The whole Kennedy thing drove me crazy as a kid. I just didn’t get how important it was. The assasination happened on my birthday and my party was cancelled (and we only got a party every other year because of too many kids and not enough money). Then my mother made us watch the whole funeral with all the drapes closed and it was super weather outside. We all wanted to go out but got yelled at if we even peeked out the window because we had to observe this “national tragedy” At the time I was just totally resentful, then really guilty when I got older and finally “got it”
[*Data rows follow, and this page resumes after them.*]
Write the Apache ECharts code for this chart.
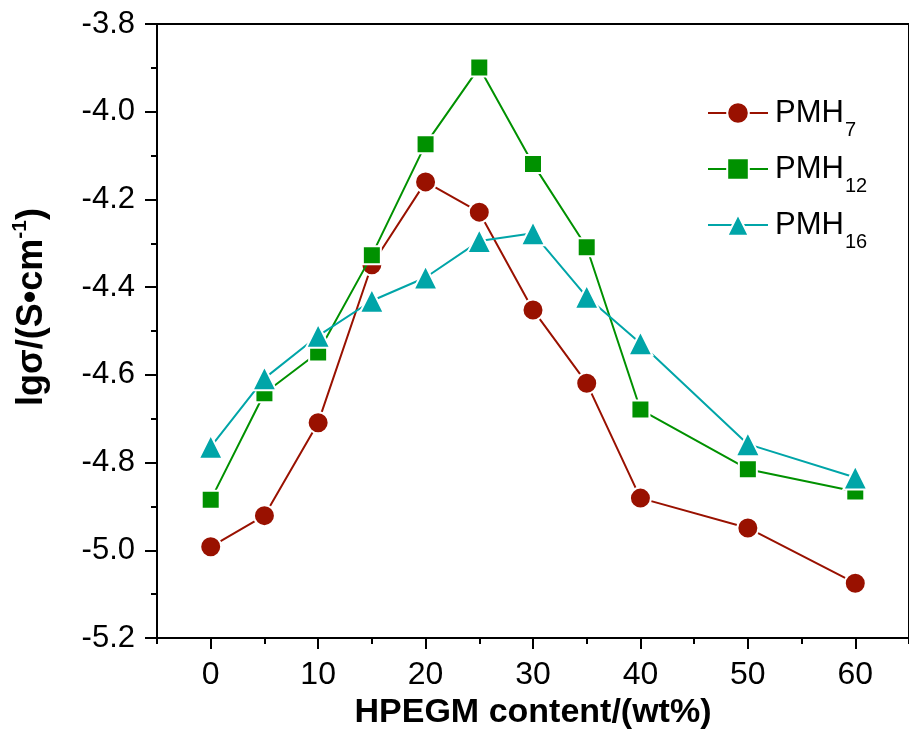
<!DOCTYPE html>
<html>
<head>
<meta charset="utf-8">
<script src="https://cdn.jsdelivr.net/npm/echarts@6/dist/echarts.min.js"></script>
<style>
  html, body {margin: 0; padding: 0; background: #fff;}
  #chart {width: 909px; height: 740px;}
</style>
</head>
<body>
<div id="chart"></div>
<script>
// HPEGM content (wt%)
const contents = [0, 5, 10, 15, 20, 25, 30, 35, 40, 50, 60];
const pmh7 = [-4.992, -4.921, -4.709, -4.349, -4.160, -4.229, -4.452, -4.619, -4.881, -4.949, -5.075];
const pmh12 = [-4.885, -4.642, -4.549, -4.327, -4.074, -3.899, -4.119, -4.309, -4.679, -4.815, -4.866];
const pmh16 = [-4.764, -4.608, -4.511, -4.431, -4.378, -4.295, -4.277, -4.422, -4.528, -4.758, -4.834];
const xMajorTicks = [0, 10, 20, 30, 40, 50, 60];
const xMinorTicks = [-5, 5, 15, 25, 35, 45, 55, 65];

const names = ['PMH7', 'PMH12', 'PMH16'];
const colors = ['#991100', '#009100', '#00a5a8'];
const symbols = ['circle', 'rect', 'triangle'];
const symbolSizes = [21, 18, 24];
const values = [pmh7, pmh12, pmh16];

const chart = echarts.init(document.getElementById('chart'));

let series = values.map((vals, i) => {
    return {
        name: names[i],
        type: 'line',
        data: contents.map((x, j) => [x, vals[j]]),
        symbol: symbols[i],
        symbolSize: symbolSizes[i],
        lineStyle: {color: colors[i], width: 2},
        itemStyle: {color: colors[i], borderColor: '#fff', borderWidth: 2},
        emphasis: {disabled: true},
        z: 2 + i
    }
});

const option = {
    animation: false,
    textStyle: {fontFamily: 'Liberation Sans, Arial, sans-serif', color: '#000'},
    grid: {
        left: 157,
        top: 24,
        width: 756,
        height: 614,
        show: true,
        borderColor: '#000',
        borderWidth: 2
    },
    legend: {
        orient: 'vertical',
        left: 702,
        top: 81,
        itemWidth: 60,
        itemHeight: 27,
        itemGap: 2,
        data: names,
        formatter: function (name) {
            return '{m|PMH}{s|' + name.slice(3) + '}';
        },
        textStyle: {
            rich: {
                m: {fontSize: 31, lineHeight: 30, color: '#000', padding: [0, 0, 0, 2], fontFamily: 'Liberation Sans'},
                s: {fontSize: 20, lineHeight: 30, color: '#000', padding: [34, 0, 0, 1], fontFamily: 'Liberation Sans'}
            }
        }
    },
    xAxis: [
        {
            type: 'value',
            min: -5,
            max: 65,
            position: 'bottom',
            name: 'HPEGM content/(wt%)',
            nameLocation: 'middle',
            nameGap: 46,
            nameTextStyle: {fontSize: 34, fontWeight: 'bold', color: '#000', fontFamily: 'Liberation Sans'},
            axisLine: {onZero: false, lineStyle: {color: '#000', width: 2}},
            axisTick: {show: true, customValues: xMajorTicks, length: 11, lineStyle: {color: '#000', width: 2}},
            axisLabel: {customValues: xMajorTicks, fontSize: 32, color: '#000', margin: 21, fontFamily: 'Liberation Sans'},
            splitLine: {show: false}
        },
        {
            type: 'value',
            min: -5,
            max: 65,
            position: 'bottom',
            axisLine: {show: false, onZero: false},
            axisTick: {show: true, customValues: xMinorTicks, length: 6, lineStyle: {color: '#000', width: 2}},
            axisLabel: {show: false},
            splitLine: {show: false}
        }
    ],
    yAxis: {
        type: 'value',
        min: -5.2,
        max: -3.8,
        interval: 0.2,
        name: '{a|lgσ/(S•cm}{s|-1}{a|)}',
        nameLocation: 'middle',
        nameGap: 106,
        nameTextStyle: {
            padding: [0, 0, 0, 48],
            rich: {
                a: {fontSize: 36, fontWeight: 'bold', color: '#000', lineHeight: 38, fontFamily: 'Liberation Sans'},
                s: {fontSize: 21, fontWeight: 'bold', color: '#000', lineHeight: 38, padding: [0, 0, 24, 0], fontFamily: 'Liberation Sans'}
            }
        },
        axisLine: {show: true, onZero: false, lineStyle: {color: '#000', width: 2}},
        axisTick: {show: true, length: 12, lineStyle: {color: '#000', width: 2}},
        minorTick: {show: true, splitNumber: 2, length: 6, lineStyle: {color: '#000', width: 2}},
        axisLabel: {
            fontSize: 31,
            color: '#000',
            margin: 22,
            fontFamily: 'Liberation Sans',
            formatter: function (v) { return v.toFixed(1); }
        },
        splitLine: {show: false}
    },
    series: series
};

chart.setOption(option);
</script>
</body>
</html>
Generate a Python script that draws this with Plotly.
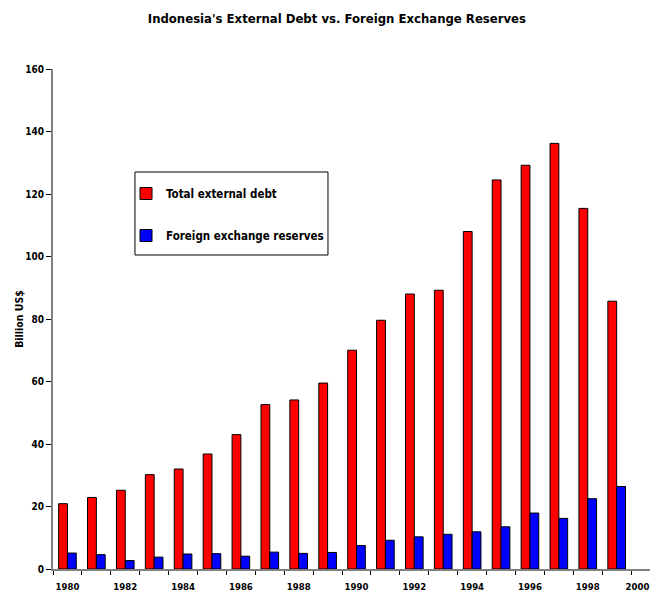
"""Indonesia's external debt vs foreign exchange reserves, 1980-1999"""

import plotly.graph_objects as go

# data (billion US$)
years = list(range(1980, 2000))
total_debt = [20.9, 22.9, 25.2, 30.2, 32.0, 36.8, 43.0, 52.6, 54.1, 59.5,
              70.0, 79.6, 88.0, 89.2, 108.0, 124.5, 129.2, 136.2, 115.4, 85.7]
fx_reserves = [5.1, 4.6, 2.7, 3.8, 4.8, 4.9, 4.1, 5.4, 5.0, 5.3,
               7.5, 9.2, 10.3, 11.1, 11.9, 13.5, 17.9, 16.2, 22.5, 26.4]
tick_years = list(range(1980, 2001, 2))
y_ticks = list(range(0, 161, 20))

FONT = "DejaVu Sans Condensed, Liberation Sans Narrow, Arial Narrow, Liberation Sans"

# last label ("2000") sits at the right edge, nudge it in so it is not clipped
tick_pos = [y if y < 2000 else 1999.72 for y in tick_years]

fig = go.Figure()
fig.add_trace(go.Bar(
    x=years, y=total_debt, name="<b>Total external debt</b>",
    marker=dict(color="#ff0000", line=dict(color="black", width=1)),
    legendgroup="a",
))
fig.add_trace(go.Bar(
    x=years, y=fx_reserves, name="<b>Foreign exchange reserves</b>",
    marker=dict(color="#0000ff", line=dict(color="black", width=1)),
    legendgroup="b",
))

# the page body adds 8px of offset, so the figure is sized to fit the window
fig.update_layout(
    width=650, height=589,
    margin=dict(l=45, r=0, t=61, b=28),
    paper_bgcolor="white", plot_bgcolor="white",
    barmode="group", bargap=0.39, bargroupgap=0,
    font=dict(family=FONT, size=10, color="black"),
    title=dict(
        text="<b>Indonesia's External Debt vs. Foreign Exchange Reserves</b>",
        x=0.506, xanchor="center", y=0.983, yanchor="middle",
        font=dict(family=FONT, size=13, color="black"),
    ),
    legend=dict(
        x=0.1207, y=0.78, xanchor="left", yanchor="top",
        borderwidth=0, bgcolor="rgba(0,0,0,0)",
        font=dict(family=FONT, size=11.5, color="black"),
        tracegroupgap=23, itemwidth=30,
    ),
    showlegend=True,
    # legend frame
    shapes=[dict(type="rect", xref="paper", yref="paper",
                 x0=0.1355, x1=0.4545, y0=0.628, y1=0.794,
                 line=dict(color="black", width=1), layer="below")],
)

fig.update_xaxes(
    automargin=False,
    range=[1979.5, 2000.43],
    tickvals=tick_pos,
    ticktext=[f"<b>{y}</b>" for y in tick_years],
    ticks="", ticklabelstandoff=8, ticklabeloverflow="allow",
    minor=dict(tickvals=[y - 0.5 for y in range(1980, 2001)],
               ticks="outside", ticklen=4, tickcolor="black", tickwidth=1),
    showline=True, linecolor="#808080", linewidth=1.5,
    showgrid=False, zeroline=False,
    tickfont=dict(family=FONT, size=9.5, color="black"),
)
fig.update_yaxes(
    automargin=False,
    range=[0, 160],
    tickvals=y_ticks,
    ticktext=[f"<b>{v}</b>" for v in y_ticks],
    ticks="outside", ticklen=5, tickcolor="black",
    showline=True, linecolor="#808080", linewidth=2,
    showgrid=False, zeroline=False,
    tickfont=dict(family=FONT, size=10, color="black"),
    title=dict(text="<b>Billion US$</b>", standoff=0,
               font=dict(family=FONT, size=10.5)),
)

fig.write_html("out.html")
9/11’s hard to beat really.

For Ausrtralian TV viewers -

Mike Willisee, host of A Current affair tying up the telephone lines to a house under siege so he could interview the hostages and their captors (Therefore making it impossible for the police negociators to contact them)

The very same Mike Willisee apparently drunk on air.

Fictional - The moment when Leyland and Sara Palmer find out their daughter has died on Twin Peaks.

The dirtying of a spoon on Falwty Towers. I can still hear it hit Manuel’s teeth.

Frontline, the current affairs show satire doing it’s own take on the Willisee Siege. Especially the final moment.